▶ _WHAT IS EXPECTED_
Repeat exactly and only the lines from the line containing "Recreate this image as a Python script that uses Plotly." through the line containing "import plotly.graph_objects as go", both included.

▶ _THE RECORDS_
◇ ◇ ◇ ◇ ◇ ◇ ◇

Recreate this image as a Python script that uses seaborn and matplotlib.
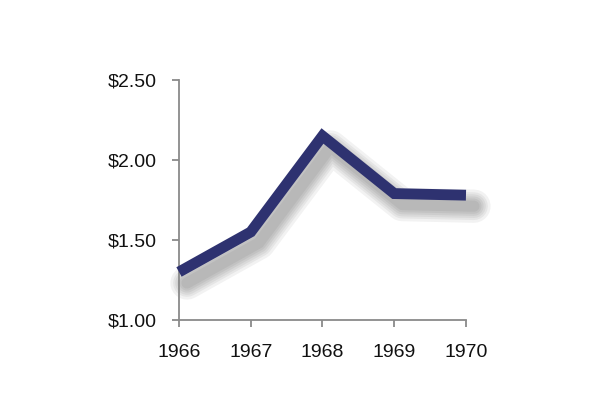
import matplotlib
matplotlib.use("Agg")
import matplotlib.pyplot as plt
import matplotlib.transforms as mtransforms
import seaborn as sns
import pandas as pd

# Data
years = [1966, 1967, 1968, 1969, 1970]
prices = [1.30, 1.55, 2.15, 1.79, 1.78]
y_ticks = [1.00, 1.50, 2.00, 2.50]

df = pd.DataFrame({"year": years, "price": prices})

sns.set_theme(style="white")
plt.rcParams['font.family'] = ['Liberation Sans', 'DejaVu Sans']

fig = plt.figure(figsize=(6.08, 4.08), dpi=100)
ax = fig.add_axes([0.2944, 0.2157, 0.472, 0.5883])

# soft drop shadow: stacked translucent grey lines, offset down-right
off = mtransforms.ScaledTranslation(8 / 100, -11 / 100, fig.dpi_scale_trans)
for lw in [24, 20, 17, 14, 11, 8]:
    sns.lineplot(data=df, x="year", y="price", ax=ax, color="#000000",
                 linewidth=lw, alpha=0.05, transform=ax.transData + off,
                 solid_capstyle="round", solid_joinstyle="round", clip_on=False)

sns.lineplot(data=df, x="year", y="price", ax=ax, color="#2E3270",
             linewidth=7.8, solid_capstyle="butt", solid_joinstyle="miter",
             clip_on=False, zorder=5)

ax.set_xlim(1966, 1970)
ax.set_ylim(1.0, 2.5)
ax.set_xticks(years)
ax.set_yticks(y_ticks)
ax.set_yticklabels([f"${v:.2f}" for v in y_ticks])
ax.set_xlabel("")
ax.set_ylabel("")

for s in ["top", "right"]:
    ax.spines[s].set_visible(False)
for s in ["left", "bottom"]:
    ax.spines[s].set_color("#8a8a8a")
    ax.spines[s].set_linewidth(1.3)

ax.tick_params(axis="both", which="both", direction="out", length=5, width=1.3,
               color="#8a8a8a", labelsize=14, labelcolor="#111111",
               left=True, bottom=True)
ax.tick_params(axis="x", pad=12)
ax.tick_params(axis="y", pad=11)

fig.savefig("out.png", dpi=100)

◇ ◇ ◇ ◇ ◇ ◇ ◇

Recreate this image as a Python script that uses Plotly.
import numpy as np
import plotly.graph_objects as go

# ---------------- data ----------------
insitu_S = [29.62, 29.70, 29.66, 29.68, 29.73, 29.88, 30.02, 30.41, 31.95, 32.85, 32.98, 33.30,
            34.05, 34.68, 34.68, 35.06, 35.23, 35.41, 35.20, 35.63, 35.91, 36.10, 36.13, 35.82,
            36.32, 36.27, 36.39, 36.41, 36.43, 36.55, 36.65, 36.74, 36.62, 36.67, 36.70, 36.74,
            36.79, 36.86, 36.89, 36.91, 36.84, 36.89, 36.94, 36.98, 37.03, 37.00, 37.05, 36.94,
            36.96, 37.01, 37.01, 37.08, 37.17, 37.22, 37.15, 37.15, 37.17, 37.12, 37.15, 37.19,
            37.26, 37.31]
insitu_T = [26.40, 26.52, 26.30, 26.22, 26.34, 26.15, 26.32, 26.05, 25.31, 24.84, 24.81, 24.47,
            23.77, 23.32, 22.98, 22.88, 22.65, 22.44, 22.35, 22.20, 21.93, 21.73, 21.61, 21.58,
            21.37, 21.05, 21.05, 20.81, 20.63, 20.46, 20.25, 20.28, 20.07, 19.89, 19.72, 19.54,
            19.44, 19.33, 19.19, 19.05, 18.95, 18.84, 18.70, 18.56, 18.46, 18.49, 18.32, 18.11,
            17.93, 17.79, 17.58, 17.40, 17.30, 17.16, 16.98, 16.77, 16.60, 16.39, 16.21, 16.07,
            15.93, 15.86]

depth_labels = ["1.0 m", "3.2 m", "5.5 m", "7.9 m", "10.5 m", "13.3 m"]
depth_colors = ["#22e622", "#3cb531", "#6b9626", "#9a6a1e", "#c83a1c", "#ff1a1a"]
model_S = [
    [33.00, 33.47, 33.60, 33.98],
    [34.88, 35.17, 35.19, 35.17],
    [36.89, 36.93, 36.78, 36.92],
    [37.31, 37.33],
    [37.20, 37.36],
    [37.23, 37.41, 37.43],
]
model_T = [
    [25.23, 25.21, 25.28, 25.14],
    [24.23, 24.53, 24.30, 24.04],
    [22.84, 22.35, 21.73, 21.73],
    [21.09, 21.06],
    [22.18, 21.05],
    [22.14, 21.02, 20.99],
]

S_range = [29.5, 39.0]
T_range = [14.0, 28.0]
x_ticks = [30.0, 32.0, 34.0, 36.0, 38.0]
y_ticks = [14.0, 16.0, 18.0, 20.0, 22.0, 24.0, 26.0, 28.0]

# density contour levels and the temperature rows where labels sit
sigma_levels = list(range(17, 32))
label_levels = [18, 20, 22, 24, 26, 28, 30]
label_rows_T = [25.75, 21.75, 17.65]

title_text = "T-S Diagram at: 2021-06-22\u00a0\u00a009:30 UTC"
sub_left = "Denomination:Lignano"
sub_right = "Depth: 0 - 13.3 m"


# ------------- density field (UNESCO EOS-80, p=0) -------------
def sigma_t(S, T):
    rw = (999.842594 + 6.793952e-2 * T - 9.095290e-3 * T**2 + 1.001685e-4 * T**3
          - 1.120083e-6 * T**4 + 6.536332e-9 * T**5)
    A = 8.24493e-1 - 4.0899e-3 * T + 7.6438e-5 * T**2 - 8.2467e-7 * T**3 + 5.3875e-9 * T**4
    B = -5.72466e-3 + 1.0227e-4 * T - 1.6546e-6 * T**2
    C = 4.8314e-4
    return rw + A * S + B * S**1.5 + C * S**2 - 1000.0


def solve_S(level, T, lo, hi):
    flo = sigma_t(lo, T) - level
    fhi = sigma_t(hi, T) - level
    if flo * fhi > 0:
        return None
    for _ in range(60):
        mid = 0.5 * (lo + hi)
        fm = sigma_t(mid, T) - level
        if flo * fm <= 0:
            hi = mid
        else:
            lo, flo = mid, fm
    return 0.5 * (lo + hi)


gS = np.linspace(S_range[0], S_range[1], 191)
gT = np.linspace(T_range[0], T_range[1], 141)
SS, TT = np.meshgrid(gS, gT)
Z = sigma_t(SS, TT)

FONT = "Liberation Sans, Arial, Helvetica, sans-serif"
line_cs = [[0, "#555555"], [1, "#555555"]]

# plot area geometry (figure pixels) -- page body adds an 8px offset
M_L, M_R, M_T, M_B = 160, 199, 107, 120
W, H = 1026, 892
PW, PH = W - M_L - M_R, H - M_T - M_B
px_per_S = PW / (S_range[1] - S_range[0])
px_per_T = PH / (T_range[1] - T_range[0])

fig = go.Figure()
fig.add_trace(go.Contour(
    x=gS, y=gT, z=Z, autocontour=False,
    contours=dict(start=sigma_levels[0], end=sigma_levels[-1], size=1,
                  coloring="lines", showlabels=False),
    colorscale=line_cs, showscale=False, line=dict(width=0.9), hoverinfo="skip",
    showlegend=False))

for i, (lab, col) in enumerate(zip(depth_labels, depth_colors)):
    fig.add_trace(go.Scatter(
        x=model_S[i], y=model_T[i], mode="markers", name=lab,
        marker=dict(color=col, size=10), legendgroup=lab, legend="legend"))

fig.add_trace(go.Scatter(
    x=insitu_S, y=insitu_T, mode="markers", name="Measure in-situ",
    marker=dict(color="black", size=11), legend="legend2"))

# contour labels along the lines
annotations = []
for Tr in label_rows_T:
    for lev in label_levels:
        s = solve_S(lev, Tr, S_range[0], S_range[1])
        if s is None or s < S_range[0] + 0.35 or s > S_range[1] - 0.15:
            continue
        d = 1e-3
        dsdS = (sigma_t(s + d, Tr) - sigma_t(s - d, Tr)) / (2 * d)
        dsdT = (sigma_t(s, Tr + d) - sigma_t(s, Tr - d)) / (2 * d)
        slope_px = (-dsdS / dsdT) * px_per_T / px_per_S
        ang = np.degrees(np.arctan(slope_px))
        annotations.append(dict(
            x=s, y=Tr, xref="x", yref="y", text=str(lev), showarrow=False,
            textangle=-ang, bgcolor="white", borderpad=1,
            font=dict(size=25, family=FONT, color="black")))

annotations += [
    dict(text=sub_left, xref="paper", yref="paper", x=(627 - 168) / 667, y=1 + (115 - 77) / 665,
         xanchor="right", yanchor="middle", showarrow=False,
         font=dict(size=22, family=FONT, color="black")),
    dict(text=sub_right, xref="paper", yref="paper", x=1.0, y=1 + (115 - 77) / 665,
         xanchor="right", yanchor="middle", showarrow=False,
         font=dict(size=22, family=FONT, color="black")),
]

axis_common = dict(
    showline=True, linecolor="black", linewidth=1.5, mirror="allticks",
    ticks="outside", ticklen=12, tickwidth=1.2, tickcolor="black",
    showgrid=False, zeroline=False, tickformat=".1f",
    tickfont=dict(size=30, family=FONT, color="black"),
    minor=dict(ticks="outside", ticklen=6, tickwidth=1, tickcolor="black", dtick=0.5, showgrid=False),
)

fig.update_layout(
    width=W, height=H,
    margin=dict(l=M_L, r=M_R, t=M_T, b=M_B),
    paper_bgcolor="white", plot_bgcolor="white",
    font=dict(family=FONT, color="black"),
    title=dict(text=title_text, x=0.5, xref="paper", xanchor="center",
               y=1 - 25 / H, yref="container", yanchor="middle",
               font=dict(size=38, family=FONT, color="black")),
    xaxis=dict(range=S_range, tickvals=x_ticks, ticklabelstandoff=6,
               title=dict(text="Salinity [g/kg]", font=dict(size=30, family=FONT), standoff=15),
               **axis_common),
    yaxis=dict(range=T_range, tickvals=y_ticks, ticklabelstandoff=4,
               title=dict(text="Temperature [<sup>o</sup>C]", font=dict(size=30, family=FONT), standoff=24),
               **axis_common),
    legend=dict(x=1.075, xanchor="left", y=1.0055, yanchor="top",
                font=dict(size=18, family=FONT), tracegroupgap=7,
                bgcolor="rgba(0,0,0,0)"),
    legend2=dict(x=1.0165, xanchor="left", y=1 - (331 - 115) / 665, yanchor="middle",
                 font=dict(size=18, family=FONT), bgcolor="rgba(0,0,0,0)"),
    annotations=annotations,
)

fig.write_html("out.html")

◇ ◇ ◇ ◇ ◇ ◇ ◇

▶ _WRITTEN RESPONSE_
Recreate this image as a Python script that uses Plotly.
import numpy as np
import plotly.graph_objects as go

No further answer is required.